Quelle expérience vivent-ils lors de cette rencontre lecture ? Qu’en retirent-ils ? Pour moi, c’est de plus en plus clair : l’aisance, d’être avec eux, comme eux presque, me permet de donner et de recevoir tout autant. La frontière s’estompe entre l’adulte qui offre et les enfants qui reçoivent. D’eux vient l’enseignement : vivants sans masque, je vis, moi aussi, des instants sans masque. Précieux cadeau que cette heure hebdomadaire à « La Farandole ». Merci petits chéris !

lundi 10 novembre 2008

Des coups!

Dans la vie,
Y a des coups durs et des coups de mous,
Qui s’enchaînent sans coup férir.

Des ptits coups de langue de chat dans ton joli cou,
Et plus si affinités…

Parfois, y a des coups qui se perdent.
Des coups de pied au cul qu’on se donne.
Et certains qui tirent leur coup.

Y a les heureux coups du hasard et les zaffreux coups du sort,
Y a des coups bas, tapis dans le noir.
Des coups de cafard les soirs de brume et de brouillard.

Y a les coups de vache, les cous de girafe, du lapin et même du chien
Que des coups de gueule...

Dans les jeux de cartes, y a des coups de poker,
Et dans les mines, des coups de grisou.
Dans les chaumières, des coup de chiffon ou de balai,
Et dans les cieux, des courroux jetés par les Dieux offensés.

Dans la vie,
il y a aussi des coups de boule, de pied, de griffe, de poing, qui tous cherchent la castagne,
Et des coups de reins que l’on réclame car on n’est pas des Saints.

Les plus démocratiques sont les coups de sang; aristo, plouc ou truand, noir, juif ou gouine, communiste ou pdg, on n'y coupe pas : c'est du rouge !

Très rares et très recherchés sont les coups de foudre aux douze coups de minuit.
Plus rares encore, les coups de soleil sous nos grises contrées.
Mais les coups de cœur, par bonheur, il en pleut des masses dans nos âmes chavirées.

Et justement, quand je chavire,
C’est quand tes coups de genoux pressent les miens de ton désir ardent.

Mais tout à coup, j’accuse le coup, c’est le coup de gong.

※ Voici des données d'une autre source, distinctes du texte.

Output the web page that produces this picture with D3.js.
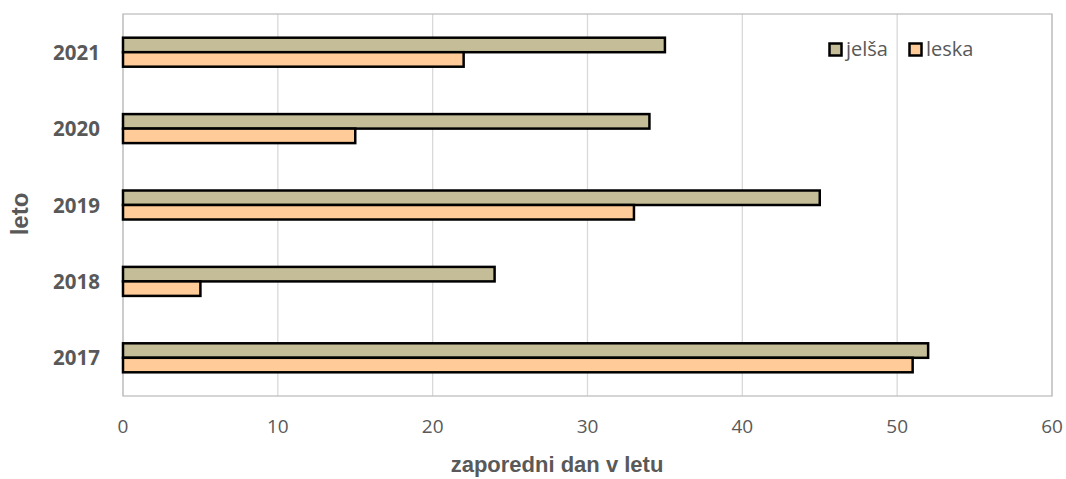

Alors sonne de la fin de mon texte…C’est le couperet !

mercredi 5 novembre 2008

Au creux de la nuit

De là où je me trouve, il n’y a rien. Désert, silence. Plus d’histoire, plus d’appartenance. Libre et seule. Un rien paumée, un zeste de. Pas de quoi en faire une histoire d’ailleurs. Ni d’ailleurs, ni d’ici. Nulle part et pourtant partout. Comprend qui le peut. Dans ce désert d’apparence, mille trésors se dissimulent. Je m’approche. Sous le sable, je devine les clefs, portes du réel. L’une d’elle s’appelle « souffle ». Une autre « vérité ». Une autre « espace ». D’autres encore, « Corps », « vibration », … Je souris. Dans ce désert aux abords arides se trouve la source. Reste à avancer, à la découverte de nouvelles clefs, pas à pas. Voyage immobile au creux du mystère, là où réside le Nom.